Spray painters still add political messages to the mosaic of artwork in east London. But they are nestled between more commercial interests: hand-painted campaigns sponsored by L’Oréal, Sky and Adidas, and street tours that treat the art as a tourist attraction.

Many campaigns are from agencies that act as middlemen between artists and the businesses interested in their work.

“We were splashing around in the water and a wave came,” said Lee Bofkin, a co-founder of Global Street Art, a London advertising agency. In the decade since its inception, it has grown to more than 30 employees, and Adidas, Moncler and Valentino have leased its walls.

Developers are responsible for a chunk of the 300 or so murals splattering Miami's Wynwood neighborhood. The windowless walls of the former garment district had long appealed to graffiti artists, but one developer helped drive the 2009 opening of the Wynwood Walls, an open-air gallery visited by 3 million people each year.

“We had to find a carrot to try to bring investment into the area,” said Manny Gonzalez, the executive director of the Wynwood Business Improvement District. Street art, he said, was the lure. “We knew that we needed to keep the art.”

Five years ago, there were no office buildings in Wynwood. Now, tenants include Spotify, accounting firm PwC and the venture capitalist Founders Fund. Sony Music has leased office space there. And tech companies from San Francisco and New York are coming, Gonzalez said.

Those employees will need somewhere to live, and developers are betting they stay local. At the forefront is the Related Group, a developer that has built a “market rate” co-living apartment building with a rooftop pool and a distinctive mural by artist El Mac. Last year, Related broke ground on luxury condominiums, and it commissions artists to add visual flair to its buildings.
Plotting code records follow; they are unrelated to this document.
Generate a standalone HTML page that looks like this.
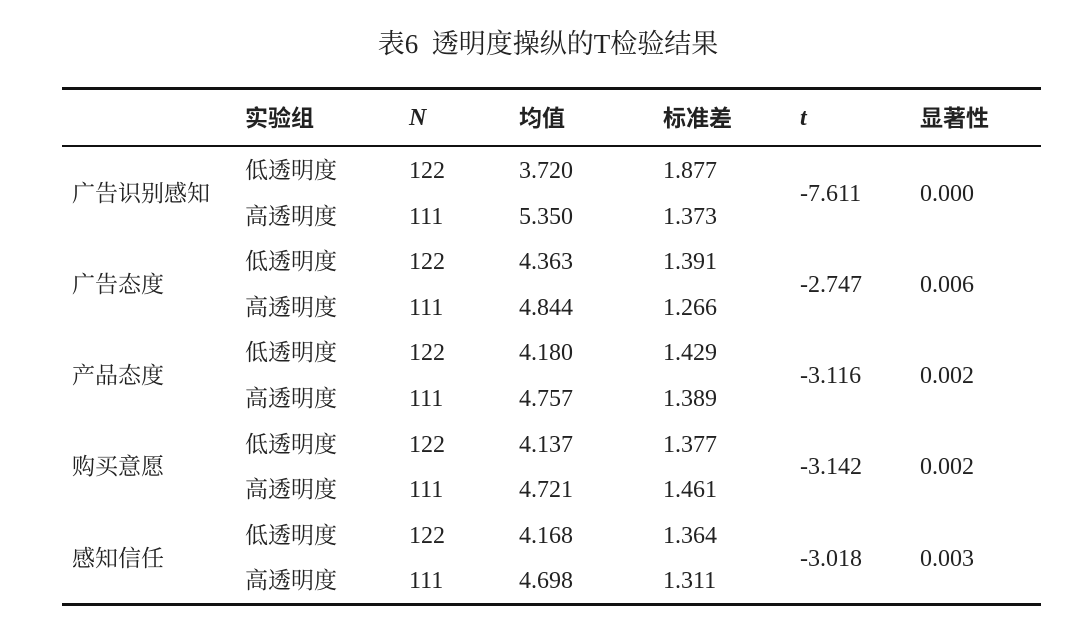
<!DOCTYPE html>
<html><head><meta charset="utf-8"><style>
body{margin:0;width:1080px;height:629px;background:#fff;position:relative;overflow:hidden;font-family:"Liberation Serif","Noto Serif CJK SC",serif;color:#222}
.t{position:absolute;font-size:24px;line-height:24px;white-space:nowrap;transform:translateY(-50%)}
.cj{font-family:"Liberation Serif","Noto Serif CJK SC",serif;font-size:23px}
.hd{font-family:"Liberation Sans","Noto Sans CJK SC",sans-serif;font-weight:bold;font-size:23px}
.b{font-weight:bold}
.line{position:absolute;left:62px;width:979px;background:#111}
</style></head><body>
<div class="t" style="left:0;width:1096px;text-align:center;top:44px;font-size:27px;font-family:'Liberation Serif','Noto Serif CJK SC',serif">表6&nbsp; 透明度操纵的T检验结果</div>
<div class="line" style="top:87px;height:3px"></div>
<div class="line" style="top:145px;height:2px"></div>
<div class="line" style="top:603px;height:3px"></div>
<div class="t hd" style="left:245px;top:118px">实验组</div>
<div class="t b" style="left:409px;top:118px;font-style:italic">N</div>
<div class="t hd" style="left:519px;top:118px">均值</div>
<div class="t hd" style="left:663px;top:118px">标准差</div>
<div class="t b" style="left:800px;top:118px;font-style:italic">t</div>
<div class="t hd" style="left:920px;top:118px">显著性</div>
<div id="rows"></div>
<script>
var d=[["广告识别感知","3.720","1.877","5.350","1.373","-7.611","0.000"],
["广告态度","4.363","1.391","4.844","1.266","-2.747","0.006"],
["产品态度","4.180","1.429","4.757","1.389","-3.116","0.002"],
["购买意愿","4.137","1.377","4.721","1.461","-3.142","0.002"],
["感知信任","4.168","1.364","4.698","1.311","-3.018","0.003"]];
var h="";
d.forEach(function(r,i){var y1=171+i*91.2,y2=y1+45.5,m=(y1+y2)/2;
h+='<div class="t cj" style="left:72px;top:'+m+'px">'+r[0]+'</div>';
h+='<div class="t cj" style="left:245px;top:'+y1+'px">低透明度</div><div class="t" style="left:409px;top:'+y1+'px">122</div><div class="t" style="left:519px;top:'+y1+'px">'+r[1]+'</div><div class="t" style="left:663px;top:'+y1+'px">'+r[2]+'</div>';
h+='<div class="t cj" style="left:245px;top:'+y2+'px">高透明度</div><div class="t" style="left:409px;top:'+y2+'px">111</div><div class="t" style="left:519px;top:'+y2+'px">'+r[3]+'</div><div class="t" style="left:663px;top:'+y2+'px">'+r[4]+'</div>';
h+='<div class="t" style="left:800px;top:'+m+'px">'+r[5]+'</div><div class="t" style="left:920px;top:'+m+'px">'+r[6]+'</div>';});
document.getElementById("rows").innerHTML=h;
</script>
</body></html>
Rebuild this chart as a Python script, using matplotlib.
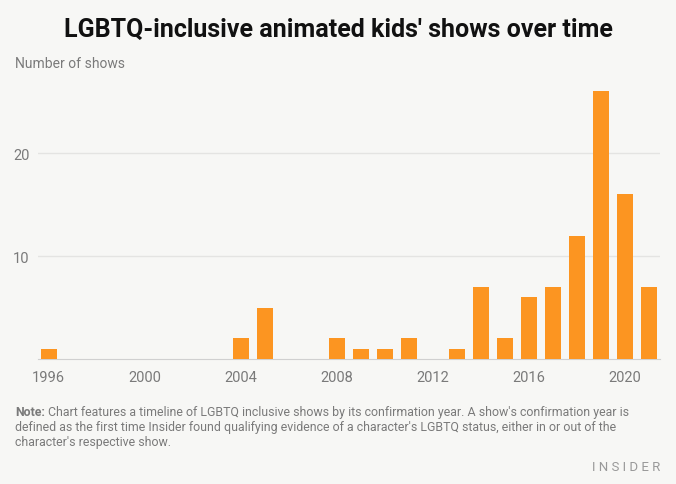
import matplotlib.pyplot as plt

# === Data ===
years = [1996, 2004, 2005, 2008, 2009, 2010, 2011, 2013, 2014, 2015,
         2016, 2017, 2018, 2019, 2020, 2021]
shows = [1, 2, 5, 2, 1, 1, 2, 1, 7, 2, 6, 7, 12, 26, 16, 7]
x_ticks = [1996, 2000, 2004, 2008, 2012, 2016, 2020]
y_ticks = [10, 20]

bg = "#f7f7f5"
bar_color = "#fc9521"
grey = "#7a7a7a"

plt.rcParams["font.family"] = ["Roboto", "DejaVu Sans"]

fig = plt.figure(figsize=(6.76, 4.85), dpi=100, facecolor=bg)
ax = fig.add_axes([38 / 676, 1 - 360 / 485, 622 / 676, 283 / 485], facecolor=bg)

ax.bar(years, shows, width=0.68, color=bar_color, zorder=3)

ax.set_xlim(1995.55, 2021.45)
ax.set_ylim(0, 27.5)
ax.set_xticks(x_ticks)
ax.set_yticks(y_ticks)
ax.tick_params(axis="both", length=0, colors=grey, labelsize=10.5)
ax.tick_params(axis="x", pad=8)
ax.tick_params(axis="y", pad=6)
ax.grid(axis="y", color="#e4e4e2", linewidth=1, zorder=0)
for side in ["top", "right", "left"]:
    ax.spines[side].set_visible(False)
ax.spines["bottom"].set_color("#d0d0d0")

# Titles and notes
fig.text(0.5, 1 - 30 / 485, "LGBTQ-inclusive animated kids' shows over time",
         ha="center", va="center", fontsize=18, fontweight="bold", color="#111111")
fig.text(15 / 676, 1 - 64 / 485, "Number of shows", ha="left", va="center",
         fontsize=10, color=grey)

note_lines = [
    "Chart features a timeline of LGBTQ inclusive shows by its confirmation year. A show's confirmation year is",
    "defined as the first time Insider found qualifying evidence of a character's LGBTQ status, either in or out of the",
    "character's respective show.",
]
note_x = 15 / 676
note_y = [413, 428, 443]
note_size = 8.9

# "Note:" label in bold, then the rest of the first line right after it
label = fig.text(note_x, 1 - note_y[0] / 485, "Note:", ha="left", va="center",
                 fontsize=note_size, color=grey, fontweight="bold")
fig.canvas.draw()
bbox = label.get_window_extent(fig.canvas.get_renderer())
label_end = bbox.x1 / fig.bbox.width + 3 / 676

fig.text(label_end, 1 - note_y[0] / 485, note_lines[0], ha="left", va="center",
         fontsize=note_size, color=grey)
for line, y in zip(note_lines[1:], note_y[1:]):
    fig.text(note_x, 1 - y / 485, line, ha="left", va="center",
             fontsize=note_size, color=grey)

fig.text(660 / 676, 1 - 468 / 485, "I N S I D E R", ha="right", va="center",
         fontsize=9.5, color="#999999")

fig.savefig("out.png", dpi=100, facecolor=bg)
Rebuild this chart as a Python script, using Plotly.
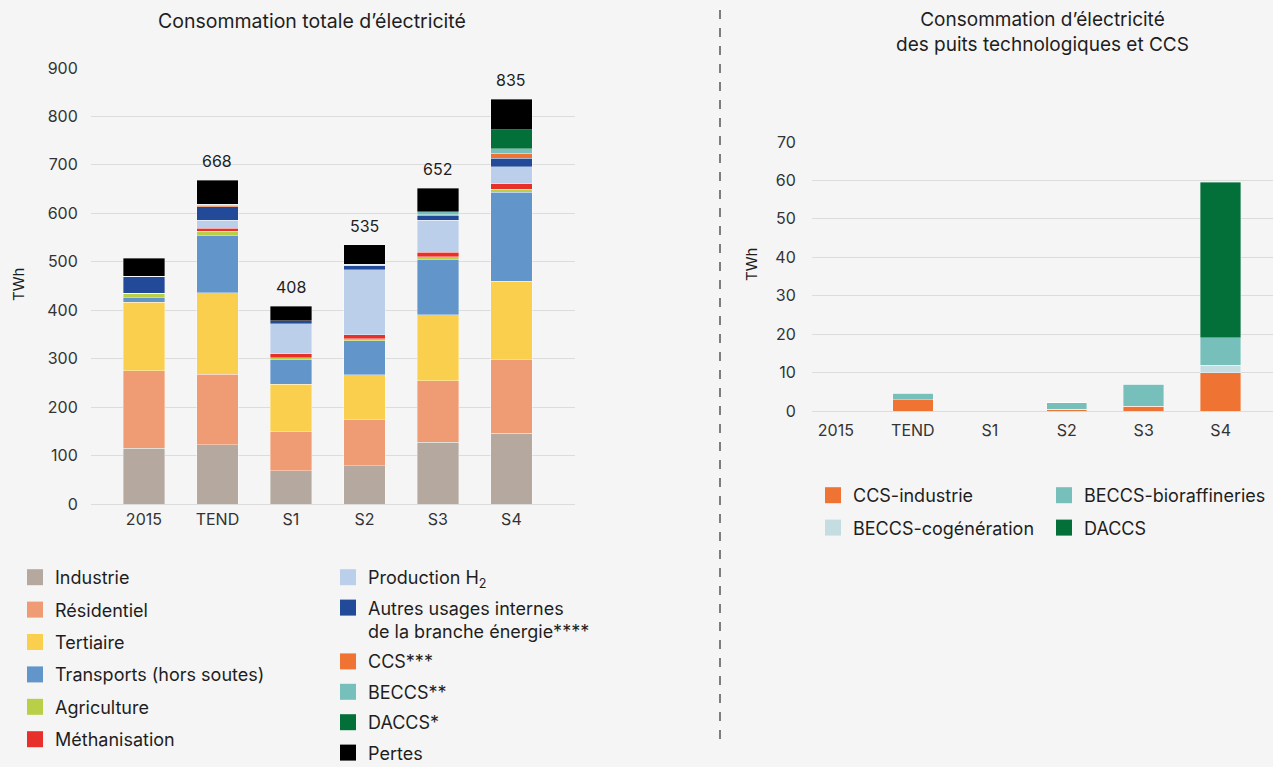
import plotly.graph_objects as go

# ---------------- Data ----------------
categories = ["2015", "TEND", "S1", "S2", "S3", "S4"]

industrie = [115, 122, 69, 79, 127, 146]
residentiel = [160, 146, 80, 95, 127, 153]
tertiaire = [141, 168, 98, 93, 137, 161]
transports = [11, 119, 52, 70, 114, 184]
agriculture = [8, 8, 3, 4, 5, 6]
methanisation = [0, 6, 8, 8, 10, 11]
production_h2 = [0, 17, 62, 135, 66, 35]
autres_usages = [35, 28, 6, 9, 10, 18]
ccs = [0, 3, 0, 0, 1, 10]
beccs = [0, 2, 0, 2, 6, 9]
daccs = [0, 0, 0, 0, 0, 40]
pertes = [37, 49, 30, 40, 49, 62]

ccs_industrie = [0, 2.9, 0, 0.4, 1.2, 10.0]
beccs_cogeneration = [0, 0, 0, 0, 0, 1.9]
beccs_bioraffineries = [0, 1.7, 0, 1.7, 5.8, 7.1]
daccs_puits = [0, 0, 0, 0, 0, 40.5]

left_series = [
    ("Industrie", industrie, "#b5a99f"),
    ("Résidentiel", residentiel, "#ef9b74"),
    ("Tertiaire", tertiaire, "#f9cf4d"),
    ("Transports (hors soutes)", transports, "#6295c9"),
    ("Agriculture", agriculture, "#b8cf47"),
    ("Méthanisation", methanisation, "#e8302b"),
    ("Production H<sub>2</sub>", production_h2, "#bccfea"),
    ("Autres usages internes<br>de la branche énergie****", autres_usages, "#234a99"),
    ("CCS***", ccs, "#ef7433"),
    ("BECCS**", beccs, "#76bfbb"),
    ("DACCS*", daccs, "#03703a"),
    ("Pertes", pertes, "#000000"),
]

right_series = [
    ("CCS-industrie", ccs_industrie, "#ef7433"),
    ("BECCS-cogénération", beccs_cogeneration, "#c5dde0"),
    ("BECCS-bioraffineries", beccs_bioraffineries, "#76bfbb"),
    ("DACCS", daccs_puits, "#03703a"),
]

W, H = 1273, 767
FONT = "Inter, 'Open Sans', sans-serif"
TXT = "#1e1e1e"
GRID = "#dcdcdc"
BG = "#f5f5f5"


def px_x(p):
    return p / W


def px_y(p):
    return (H - p) / H


fig = go.Figure()

# Left stacked bars
for name, vals, col in left_series:
    fig.add_trace(go.Bar(
        x=categories, y=vals, name=name, marker_color=col,
        marker_line=dict(width=0.6, color="rgba(255,255,255,0.6)"),
        width=0.565, xaxis="x", yaxis="y", showlegend=False,
        hoverinfo="name+y",
    ))

# Right stacked bars
for name, vals, col in right_series:
    fig.add_trace(go.Bar(
        x=categories, y=vals, name=name, marker_color=col,
        marker_line=dict(width=0.6, color="rgba(255,255,255,0.6)"),
        width=0.526, xaxis="x2", yaxis="y2", showlegend=False,
        hoverinfo="name+y",
    ))

# Legend entries (square markers)
left_legend_map = ["legend"] * 6 + ["legend2"] * 6
for (name, vals, col), lg in zip(left_series, left_legend_map):
    fig.add_trace(go.Scatter(
        x=[None], y=[None], mode="markers", name=name,
        marker=dict(symbol="square", size=16, color=col),
        legend=lg, legendgroup=name, xaxis="x", yaxis="y",
    ))

right_legend_map = {"CCS-industrie": "legend3", "BECCS-cogénération": "legend3",
                    "BECCS-bioraffineries": "legend4", "DACCS": "legend4"}
for name, vals, col in right_series:
    fig.add_trace(go.Scatter(
        x=[None], y=[None], mode="markers", name=name,
        marker=dict(symbol="square", size=16, color=col),
        legend=right_legend_map[name], legendgroup="r_" + name,
        xaxis="x2", yaxis="y2",
    ))

# Totals above left bars
totals = [sum(s[1][i] for s in left_series) for i in range(len(categories))]
annotations = []
for c, t in zip(categories, totals):
    annotations.append(dict(
        x=c, y=t, xref="x", yref="y", text=str(int(round(t))),
        showarrow=False, yanchor="bottom", yshift=7,
        font=dict(size=16, color=TXT, family=FONT),
    ))

# Titles
annotations += [
    dict(x=px_x(312), y=px_y(21), xref="paper", yref="paper",
         text="Consommation totale d’électricité", showarrow=False,
         font=dict(size=19.5, color=TXT, family=FONT), xanchor="center", yanchor="middle"),
    dict(x=px_x(1042), y=px_y(32), xref="paper", yref="paper",
         text="Consommation d’électricité<br>des puits technologiques et CCS", showarrow=False,
         font=dict(size=19, color=TXT, family=FONT), xanchor="center", yanchor="middle"),
    dict(x=px_x(18), y=px_y(285), xref="paper", yref="paper", text="TWh",
         showarrow=False, textangle=-90, font=dict(size=15, color=TXT, family=FONT),
         xanchor="center", yanchor="middle"),
    dict(x=px_x(752), y=px_y(265), xref="paper", yref="paper", text="TWh",
         showarrow=False, textangle=-90, font=dict(size=15, color=TXT, family=FONT),
         xanchor="center", yanchor="middle"),
]

axis_common = dict(showgrid=False, showline=False, zeroline=False,
                   tickfont=dict(size=16, color="#333333", family=FONT), fixedrange=True)

yaxis_common = dict(showgrid=True, gridcolor=GRID, gridwidth=1, zeroline=True,
                    zerolinecolor=GRID, zerolinewidth=1, showline=False,
                    ticks="outside", tickcolor="rgba(0,0,0,0)",
                    tickfont=dict(size=16, color="#333333", family=FONT), fixedrange=True)

legend_common = dict(font=dict(size=18, color=TXT, family=FONT), bgcolor="rgba(0,0,0,0)",
                     xanchor="left", yanchor="top", itemclick=False,
                     itemdoubleclick=False, orientation="v")

fig.update_layout(
    width=W, height=H,
    paper_bgcolor=BG, plot_bgcolor=BG,
    margin=dict(l=0, r=0, t=0, b=0, autoexpand=False),
    barmode="stack",
    font=dict(family=FONT, color=TXT),
    xaxis=dict(domain=[px_x(91), px_x(575)], range=[-0.72, 5.865], anchor="y",
               ticks="outside", ticklen=1, tickcolor="rgba(0,0,0,0)", **axis_common),
    yaxis=dict(domain=[px_y(504), px_y(68)], range=[0, 900], dtick=100, anchor="x",
               ticklen=9, **yaxis_common),
    xaxis2=dict(domain=[px_x(812), 1.0], range=[-0.31, 5.68], anchor="y2",
                ticks="outside", ticklen=5, tickcolor="rgba(0,0,0,0)", **axis_common),
    yaxis2=dict(domain=[px_y(411), px_y(142)], range=[0, 70], dtick=10, anchor="x2",
                ticklen=12, **yaxis_common),
    legend=dict(x=px_x(15), y=px_y(559), tracegroupgap=6, **legend_common),
    legend2=dict(x=px_x(328), y=px_y(559), valign="top", tracegroupgap=4, **legend_common),
    legend3=dict(x=px_x(813), y=px_y(477), tracegroupgap=6, **legend_common),
    legend4=dict(x=px_x(1044), y=px_y(477), tracegroupgap=6, **legend_common),
    annotations=annotations,
    shapes=[dict(type="line", xref="paper", yref="paper",
                 x0=px_x(720), x1=px_x(720), y0=px_y(10), y1=px_y(742),
                 line=dict(color="#555555", width=1.5, dash="dash"))],
    showlegend=True,
)

fig.write_html("out.html", config={"displayModeBar": False},
               post_script="document.body.style.margin='0px';document.body.style.overflow='hidden';")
“Every lobby, every hallway, common space, public area of the building has art in it,” said Patricia Hanna, art director at Related. “The philosophy is to continue what Wynwood is.”

For investors, backing buildings in these districts is paying off. In Shoreditch, leasing a prime workspace cost about $90 per square foot in the last quarter of 2023, according to CBRE, 112% higher than the same quarter in 2008. Rents in the City of London financial district increased 40% in the same period.

The asking price for office leases in Wynwood was about $80 per square foot in the fourth quarter of 2023, 83% higher than the average in Miami-Dade County, according to Colliers.

The east side of the Berlin Wall in Friedrichshain is now an open-air gallery, and the average rent in the area has doubled in the past 10 years, higher growth than in neighboring districts, according to Savills.

Developers have tried to bring that artistic buzz to other neighborhoods: One popular exhibit, The Haus, was hosted in a former bank by a developer, Pandion, which later replaced the old building with sleek condominiums. All of them have sold.

A large outdoor facade could cost six figures, said Charlotte Specht, a co-founder of Basa Studio, an agency in Berlin that has helped street artists collaborate with brands like Maybelline and Netflix. Brands eager for campaigns have a demographic in mind for their target customers: “They use Uber, they have an Apple Mac, they get their latte to go, they travel,” Specht said.

Street art had acted as “a powerful engine” to turn some neighborhoods into economic and cultural centers, said Thomas Zabel, managing director of Savills Germany. “Everybody wants to live there.”

But officials are wondering how to regulate street art, and whether the commercialization changes a neighborhood’s identity.

In Lisbon, Portugal, a municipal body called the Urban Art Gallery presides over new creations, resulting in a visual feast: Street art is splashed on walkways and train stations, and officials have pushed street art festivals and tours to beautify the city’s rougher neighborhoods. International students, digital nomads and foreign investors have rushed in.

Researchers say Lisbon has successfully used that art to brand itself as a hip destination. But its revival is divisive for the city’s less privileged, who argue that they have been pushed out of their homes.

In Wynwood, property owners promise that they intend to preserve the neighborhood’s artistic heritage. New buildings must include some art on their facades, and hand-painted advertisements are illegal.

But those regulations, some say, have led to diminishing organic spaces for artists, who cannot make the most of sponsored opportunities. “The developers become gatekeepers to some extent as to what the public gets to see,” said Allison Freidin, a co-founder of Miami’s Museum of Graffiti. “And you hope that the developers make a great decision.”

A harder-to-quantify cost is the displacement of residents who can no longer afford to live there.

“It’s really seen as a success story: Oh, look how art transformed this desolate area of a wasteland into this beautiful successful hipster area with restaurants and tourists,” said Rafael Schacter, an anthropologist at University College London. The art, he believes, has been complicit in erasing communities for not being “the right kind of people.”

Residents have pushed back. In Kreuzberg, a cultural haven near Berlin’s old wall, residents criticized the opening of a Google tech incubator, which eventually moved elsewhere. Artists there have painted over their own murals to protest gentrification and voiced concerns over sponsored content’s replacing public art. In Los Angeles, graffiti artists risked trespassing charges to slather an abandoned luxury tower, which in turn has boosted curiosity toward it.

Aware of the tensions, businesses have started charitable arms that their commercial projects help fund. Some, including London’s Global Street Art, paint murals in local neighborhoods. Others, such as Basa Studio, say they want to help artists get paid fairly for their contributions.

But places like Shoreditch have already lost their edge as they have turned mainstream, said Haslem of Streetsense, the consulting agency. “The risk in commodifying or commercializing some of this graffiti is you end up sanitizing it,” she said.

“It’s a double-edged sword,” Dean Stockton, who has painted for years under the name D*Face. He was disconcerted by the number of tourists on buses who stared as he worked on a recent Wynwood mural with the words “I WANT TO LEAVE.”

“If you are going to dance with the devil,” he said, “make sure you are getting paid handsomely.”